EXERCISE DESCRIPTION:
Leave the pictures out. Retype exactly the lines below from the one containing "Output the Python" through the one containing "143.7, 142.72, 141.95, 141.45, 141.1, 140.85, 140.65, 140.52]", and no others.

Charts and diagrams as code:
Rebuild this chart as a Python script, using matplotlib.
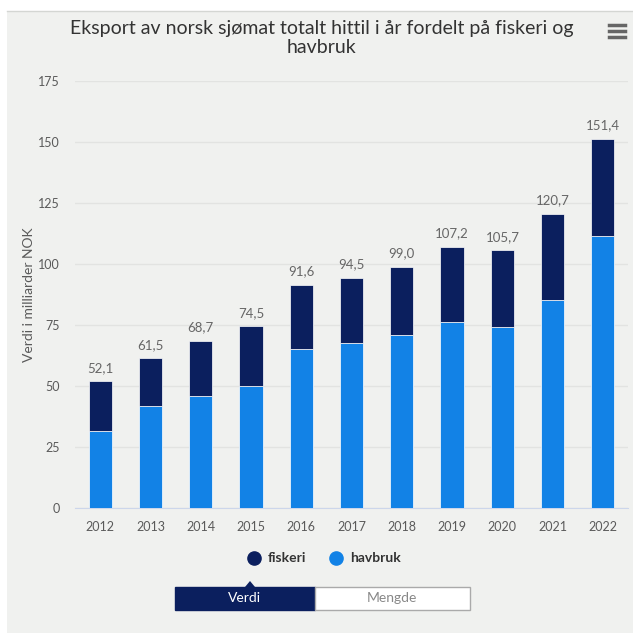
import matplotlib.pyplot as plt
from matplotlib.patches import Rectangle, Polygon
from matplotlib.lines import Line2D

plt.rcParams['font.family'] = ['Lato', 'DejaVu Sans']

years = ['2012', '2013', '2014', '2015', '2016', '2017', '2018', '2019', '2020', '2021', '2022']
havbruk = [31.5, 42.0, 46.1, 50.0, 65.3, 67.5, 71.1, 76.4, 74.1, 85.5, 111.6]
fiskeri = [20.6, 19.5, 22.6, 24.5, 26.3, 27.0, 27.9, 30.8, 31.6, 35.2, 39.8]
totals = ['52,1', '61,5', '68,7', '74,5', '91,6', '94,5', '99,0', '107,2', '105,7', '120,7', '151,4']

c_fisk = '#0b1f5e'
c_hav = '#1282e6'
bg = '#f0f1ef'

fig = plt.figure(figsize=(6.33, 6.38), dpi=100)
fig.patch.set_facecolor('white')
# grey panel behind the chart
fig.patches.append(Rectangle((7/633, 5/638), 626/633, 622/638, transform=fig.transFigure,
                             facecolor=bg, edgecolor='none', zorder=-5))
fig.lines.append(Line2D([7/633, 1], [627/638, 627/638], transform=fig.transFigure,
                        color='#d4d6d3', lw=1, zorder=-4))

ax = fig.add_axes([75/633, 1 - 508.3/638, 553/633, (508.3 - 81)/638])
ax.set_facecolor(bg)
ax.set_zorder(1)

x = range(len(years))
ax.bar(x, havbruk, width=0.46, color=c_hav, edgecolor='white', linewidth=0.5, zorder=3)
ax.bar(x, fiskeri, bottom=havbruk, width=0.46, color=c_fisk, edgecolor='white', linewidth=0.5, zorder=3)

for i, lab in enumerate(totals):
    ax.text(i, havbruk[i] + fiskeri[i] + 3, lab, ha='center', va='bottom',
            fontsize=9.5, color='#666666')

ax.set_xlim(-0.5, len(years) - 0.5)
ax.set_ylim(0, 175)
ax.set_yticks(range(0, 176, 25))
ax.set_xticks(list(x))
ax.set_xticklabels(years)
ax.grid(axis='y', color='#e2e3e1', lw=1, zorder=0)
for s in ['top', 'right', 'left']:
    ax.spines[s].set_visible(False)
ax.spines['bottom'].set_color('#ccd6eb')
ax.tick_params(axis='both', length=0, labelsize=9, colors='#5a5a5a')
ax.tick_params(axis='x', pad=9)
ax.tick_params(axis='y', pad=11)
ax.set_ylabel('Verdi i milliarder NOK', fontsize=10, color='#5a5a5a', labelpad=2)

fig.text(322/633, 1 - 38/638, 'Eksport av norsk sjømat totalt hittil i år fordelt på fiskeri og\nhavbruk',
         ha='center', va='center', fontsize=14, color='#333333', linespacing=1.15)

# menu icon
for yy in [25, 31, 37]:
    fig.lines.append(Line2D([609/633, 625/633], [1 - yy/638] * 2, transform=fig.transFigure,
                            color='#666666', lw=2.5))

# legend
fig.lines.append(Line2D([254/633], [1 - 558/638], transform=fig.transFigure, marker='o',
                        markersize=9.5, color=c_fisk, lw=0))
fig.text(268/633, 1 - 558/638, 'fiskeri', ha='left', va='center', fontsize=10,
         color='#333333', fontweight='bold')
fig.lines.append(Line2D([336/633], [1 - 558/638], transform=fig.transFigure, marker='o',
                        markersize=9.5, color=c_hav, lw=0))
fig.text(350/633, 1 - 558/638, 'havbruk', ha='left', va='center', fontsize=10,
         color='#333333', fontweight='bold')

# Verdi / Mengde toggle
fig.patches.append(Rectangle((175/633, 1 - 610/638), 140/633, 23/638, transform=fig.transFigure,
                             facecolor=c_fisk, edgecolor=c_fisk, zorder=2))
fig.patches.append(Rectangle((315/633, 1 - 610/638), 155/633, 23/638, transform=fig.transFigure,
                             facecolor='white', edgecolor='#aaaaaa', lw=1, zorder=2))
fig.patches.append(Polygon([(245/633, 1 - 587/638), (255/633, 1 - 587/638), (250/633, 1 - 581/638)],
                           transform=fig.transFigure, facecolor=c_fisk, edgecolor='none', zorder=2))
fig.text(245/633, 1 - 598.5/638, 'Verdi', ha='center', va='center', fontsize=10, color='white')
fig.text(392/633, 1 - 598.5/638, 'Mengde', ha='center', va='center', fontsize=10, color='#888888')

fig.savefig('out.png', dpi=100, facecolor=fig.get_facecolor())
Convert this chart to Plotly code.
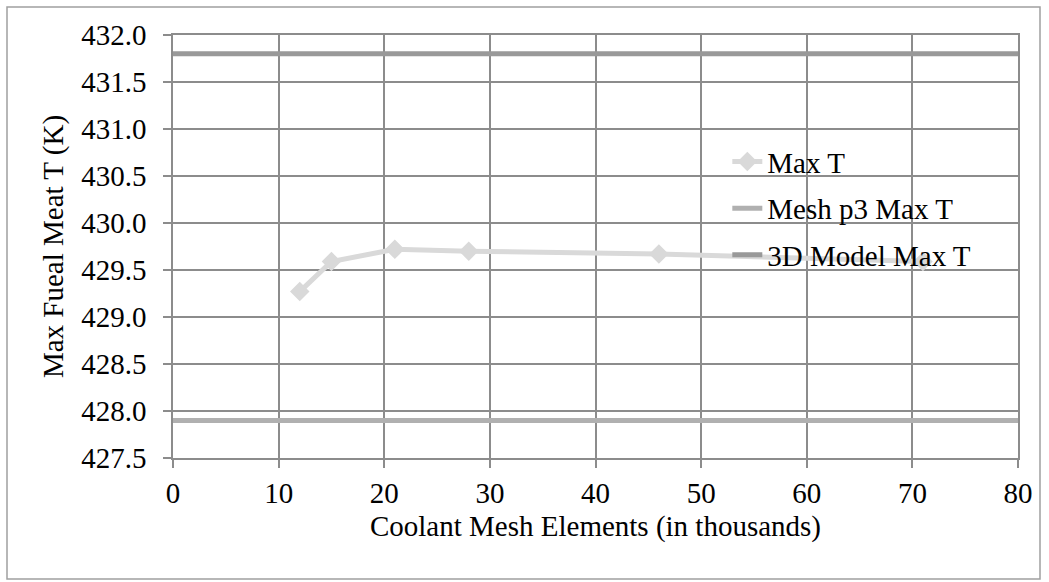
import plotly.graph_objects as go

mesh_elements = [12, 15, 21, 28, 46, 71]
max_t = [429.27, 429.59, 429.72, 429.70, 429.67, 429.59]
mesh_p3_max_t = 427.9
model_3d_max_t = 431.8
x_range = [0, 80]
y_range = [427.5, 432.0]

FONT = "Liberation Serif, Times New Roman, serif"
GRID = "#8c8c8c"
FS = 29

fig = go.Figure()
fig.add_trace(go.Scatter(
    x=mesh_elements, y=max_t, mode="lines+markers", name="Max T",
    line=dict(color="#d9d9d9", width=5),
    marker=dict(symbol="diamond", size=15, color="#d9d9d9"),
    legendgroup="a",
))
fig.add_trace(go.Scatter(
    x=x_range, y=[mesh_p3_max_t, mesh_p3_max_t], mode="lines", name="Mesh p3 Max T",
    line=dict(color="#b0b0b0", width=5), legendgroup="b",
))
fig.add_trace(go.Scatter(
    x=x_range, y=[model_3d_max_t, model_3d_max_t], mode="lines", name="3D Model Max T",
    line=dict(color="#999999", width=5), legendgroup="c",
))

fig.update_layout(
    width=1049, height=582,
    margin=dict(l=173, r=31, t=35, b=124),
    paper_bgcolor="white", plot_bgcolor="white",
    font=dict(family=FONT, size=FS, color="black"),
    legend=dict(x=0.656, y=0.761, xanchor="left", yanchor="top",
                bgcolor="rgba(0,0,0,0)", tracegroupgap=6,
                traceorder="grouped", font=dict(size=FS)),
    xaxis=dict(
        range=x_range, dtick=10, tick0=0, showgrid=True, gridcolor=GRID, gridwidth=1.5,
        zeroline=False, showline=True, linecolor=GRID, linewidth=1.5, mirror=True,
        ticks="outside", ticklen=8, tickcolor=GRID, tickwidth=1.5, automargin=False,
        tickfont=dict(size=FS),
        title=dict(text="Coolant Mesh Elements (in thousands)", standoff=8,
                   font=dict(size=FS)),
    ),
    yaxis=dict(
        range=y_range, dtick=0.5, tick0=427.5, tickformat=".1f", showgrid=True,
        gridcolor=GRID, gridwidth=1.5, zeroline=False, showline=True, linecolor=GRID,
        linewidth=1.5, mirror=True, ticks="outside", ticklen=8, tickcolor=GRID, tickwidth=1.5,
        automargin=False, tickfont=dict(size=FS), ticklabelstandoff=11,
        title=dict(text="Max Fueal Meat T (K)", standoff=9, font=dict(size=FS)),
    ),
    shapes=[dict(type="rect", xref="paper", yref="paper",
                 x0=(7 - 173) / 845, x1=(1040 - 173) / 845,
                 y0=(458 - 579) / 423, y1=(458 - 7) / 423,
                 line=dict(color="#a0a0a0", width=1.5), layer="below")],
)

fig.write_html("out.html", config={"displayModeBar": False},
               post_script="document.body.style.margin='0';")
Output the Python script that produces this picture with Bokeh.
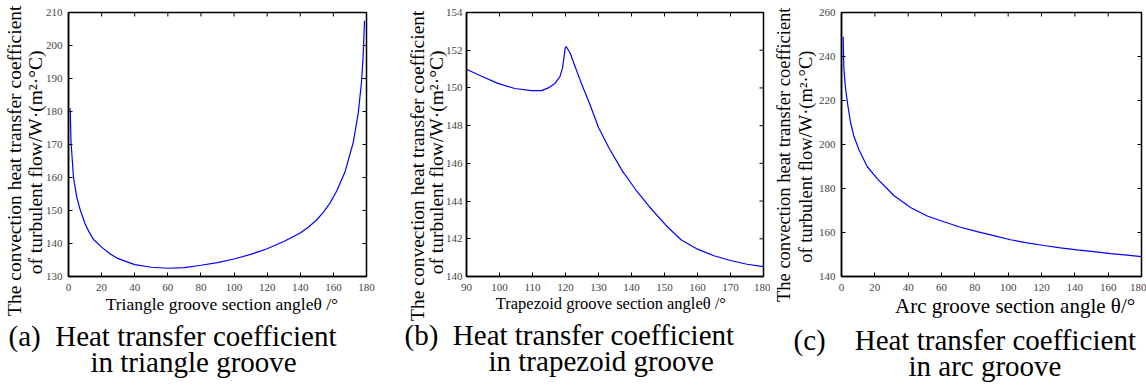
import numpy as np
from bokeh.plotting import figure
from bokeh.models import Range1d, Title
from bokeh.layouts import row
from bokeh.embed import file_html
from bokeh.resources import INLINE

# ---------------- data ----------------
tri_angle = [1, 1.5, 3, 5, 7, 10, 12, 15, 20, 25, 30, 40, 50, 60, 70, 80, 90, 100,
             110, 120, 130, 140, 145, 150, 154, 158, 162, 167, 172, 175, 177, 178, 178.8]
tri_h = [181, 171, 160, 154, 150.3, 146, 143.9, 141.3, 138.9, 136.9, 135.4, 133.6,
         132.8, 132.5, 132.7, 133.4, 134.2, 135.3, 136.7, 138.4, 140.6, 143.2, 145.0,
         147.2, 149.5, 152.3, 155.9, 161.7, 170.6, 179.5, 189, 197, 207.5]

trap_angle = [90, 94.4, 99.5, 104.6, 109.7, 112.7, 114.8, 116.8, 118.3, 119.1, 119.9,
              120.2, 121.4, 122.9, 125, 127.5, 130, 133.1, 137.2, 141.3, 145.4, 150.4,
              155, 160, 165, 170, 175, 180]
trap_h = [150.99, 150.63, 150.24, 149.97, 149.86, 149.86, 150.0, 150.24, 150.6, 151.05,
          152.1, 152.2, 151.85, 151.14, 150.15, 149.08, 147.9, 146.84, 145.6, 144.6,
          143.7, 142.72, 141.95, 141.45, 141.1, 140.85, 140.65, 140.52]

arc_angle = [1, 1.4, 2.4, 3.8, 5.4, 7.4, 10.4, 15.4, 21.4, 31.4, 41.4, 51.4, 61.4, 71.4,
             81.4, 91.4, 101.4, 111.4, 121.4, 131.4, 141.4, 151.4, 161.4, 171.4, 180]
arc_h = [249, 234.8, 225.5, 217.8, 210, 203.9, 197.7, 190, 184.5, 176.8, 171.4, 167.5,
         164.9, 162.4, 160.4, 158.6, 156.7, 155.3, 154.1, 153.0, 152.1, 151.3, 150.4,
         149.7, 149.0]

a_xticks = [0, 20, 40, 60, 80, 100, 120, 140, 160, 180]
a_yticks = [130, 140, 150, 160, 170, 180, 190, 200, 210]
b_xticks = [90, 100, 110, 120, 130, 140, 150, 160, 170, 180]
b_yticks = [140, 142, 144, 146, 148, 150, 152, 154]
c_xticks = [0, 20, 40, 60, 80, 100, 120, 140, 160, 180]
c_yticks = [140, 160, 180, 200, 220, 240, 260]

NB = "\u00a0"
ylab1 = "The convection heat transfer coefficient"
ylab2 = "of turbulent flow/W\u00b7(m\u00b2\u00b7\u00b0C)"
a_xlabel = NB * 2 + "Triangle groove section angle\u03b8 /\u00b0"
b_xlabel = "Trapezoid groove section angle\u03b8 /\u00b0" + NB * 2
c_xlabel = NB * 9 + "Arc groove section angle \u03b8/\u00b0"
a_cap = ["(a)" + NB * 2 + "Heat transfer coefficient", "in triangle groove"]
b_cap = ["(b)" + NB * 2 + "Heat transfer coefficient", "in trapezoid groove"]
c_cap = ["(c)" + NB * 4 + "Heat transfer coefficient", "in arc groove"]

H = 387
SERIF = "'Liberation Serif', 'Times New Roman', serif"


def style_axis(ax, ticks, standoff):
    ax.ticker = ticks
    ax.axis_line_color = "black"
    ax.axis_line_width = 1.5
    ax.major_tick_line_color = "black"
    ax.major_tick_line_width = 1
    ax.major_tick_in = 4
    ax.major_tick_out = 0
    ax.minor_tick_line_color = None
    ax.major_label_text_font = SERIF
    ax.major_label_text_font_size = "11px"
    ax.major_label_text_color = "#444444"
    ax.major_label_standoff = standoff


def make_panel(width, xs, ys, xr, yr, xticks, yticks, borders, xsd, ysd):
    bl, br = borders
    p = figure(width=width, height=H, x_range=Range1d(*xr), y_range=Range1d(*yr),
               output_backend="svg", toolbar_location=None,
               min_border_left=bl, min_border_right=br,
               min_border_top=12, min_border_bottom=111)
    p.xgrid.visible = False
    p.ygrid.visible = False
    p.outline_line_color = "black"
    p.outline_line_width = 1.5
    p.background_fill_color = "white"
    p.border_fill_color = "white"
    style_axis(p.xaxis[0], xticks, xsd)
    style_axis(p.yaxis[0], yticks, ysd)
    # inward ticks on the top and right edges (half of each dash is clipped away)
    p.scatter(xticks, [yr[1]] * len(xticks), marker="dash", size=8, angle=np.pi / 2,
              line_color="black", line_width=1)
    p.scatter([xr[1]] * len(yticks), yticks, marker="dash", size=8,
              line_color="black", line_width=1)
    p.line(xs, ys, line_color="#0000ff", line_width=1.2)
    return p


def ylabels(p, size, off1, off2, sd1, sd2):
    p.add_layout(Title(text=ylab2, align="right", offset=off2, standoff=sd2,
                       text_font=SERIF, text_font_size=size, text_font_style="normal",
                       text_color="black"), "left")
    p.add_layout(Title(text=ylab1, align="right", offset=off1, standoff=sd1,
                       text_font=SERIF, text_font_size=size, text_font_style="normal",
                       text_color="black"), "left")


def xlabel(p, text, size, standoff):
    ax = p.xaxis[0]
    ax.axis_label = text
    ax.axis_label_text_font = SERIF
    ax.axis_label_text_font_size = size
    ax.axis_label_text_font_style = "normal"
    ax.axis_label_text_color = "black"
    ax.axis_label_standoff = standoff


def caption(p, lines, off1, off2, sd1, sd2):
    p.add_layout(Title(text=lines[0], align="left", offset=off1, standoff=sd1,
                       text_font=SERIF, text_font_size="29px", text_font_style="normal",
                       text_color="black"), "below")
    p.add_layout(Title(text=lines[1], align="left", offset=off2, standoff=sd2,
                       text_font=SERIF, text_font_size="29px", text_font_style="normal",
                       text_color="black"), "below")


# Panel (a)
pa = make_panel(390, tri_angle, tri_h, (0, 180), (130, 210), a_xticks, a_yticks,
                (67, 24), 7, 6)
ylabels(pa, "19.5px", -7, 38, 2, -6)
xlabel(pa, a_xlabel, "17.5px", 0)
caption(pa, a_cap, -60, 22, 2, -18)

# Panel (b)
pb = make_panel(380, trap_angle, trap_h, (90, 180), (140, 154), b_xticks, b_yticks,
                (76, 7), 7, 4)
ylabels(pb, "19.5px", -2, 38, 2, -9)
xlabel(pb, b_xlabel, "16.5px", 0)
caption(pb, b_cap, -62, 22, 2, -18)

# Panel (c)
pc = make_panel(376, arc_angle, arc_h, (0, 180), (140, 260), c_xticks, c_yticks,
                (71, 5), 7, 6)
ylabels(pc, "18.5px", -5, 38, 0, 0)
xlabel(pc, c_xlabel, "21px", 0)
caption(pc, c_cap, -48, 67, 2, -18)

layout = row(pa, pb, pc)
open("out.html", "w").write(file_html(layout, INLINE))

PROBLEM SOLUTION:
Output the Python script that produces this picture with Bokeh.
import numpy as np
from bokeh.plotting import figure
from bokeh.models import Range1d, Title
from bokeh.layouts import row
from bokeh.embed import file_html
from bokeh.resources import INLINE

# ---------------- data ----------------
tri_angle = [1, 1.5, 3, 5, 7, 10, 12, 15, 20, 25, 30, 40, 50, 60, 70, 80, 90, 100,
             110, 120, 130, 140, 145, 150, 154, 158, 162, 167, 172, 175, 177, 178, 178.8]
tri_h = [181, 171, 160, 154, 150.3, 146, 143.9, 141.3, 138.9, 136.9, 135.4, 133.6,
         132.8, 132.5, 132.7, 133.4, 134.2, 135.3, 136.7, 138.4, 140.6, 143.2, 145.0,
         147.2, 149.5, 152.3, 155.9, 161.7, 170.6, 179.5, 189, 197, 207.5]

trap_angle = [90, 94.4, 99.5, 104.6, 109.7, 112.7, 114.8, 116.8, 118.3, 119.1, 119.9,
              120.2, 121.4, 122.9, 125, 127.5, 130, 133.1, 137.2, 141.3, 145.4, 150.4,
              155, 160, 165, 170, 175, 180]
trap_h = [150.99, 150.63, 150.24, 149.97, 149.86, 149.86, 150.0, 150.24, 150.6, 151.05,
          152.1, 152.2, 151.85, 151.14, 150.15, 149.08, 147.9, 146.84, 145.6, 144.6,
          143.7, 142.72, 141.95, 141.45, 141.1, 140.85, 140.65, 140.52]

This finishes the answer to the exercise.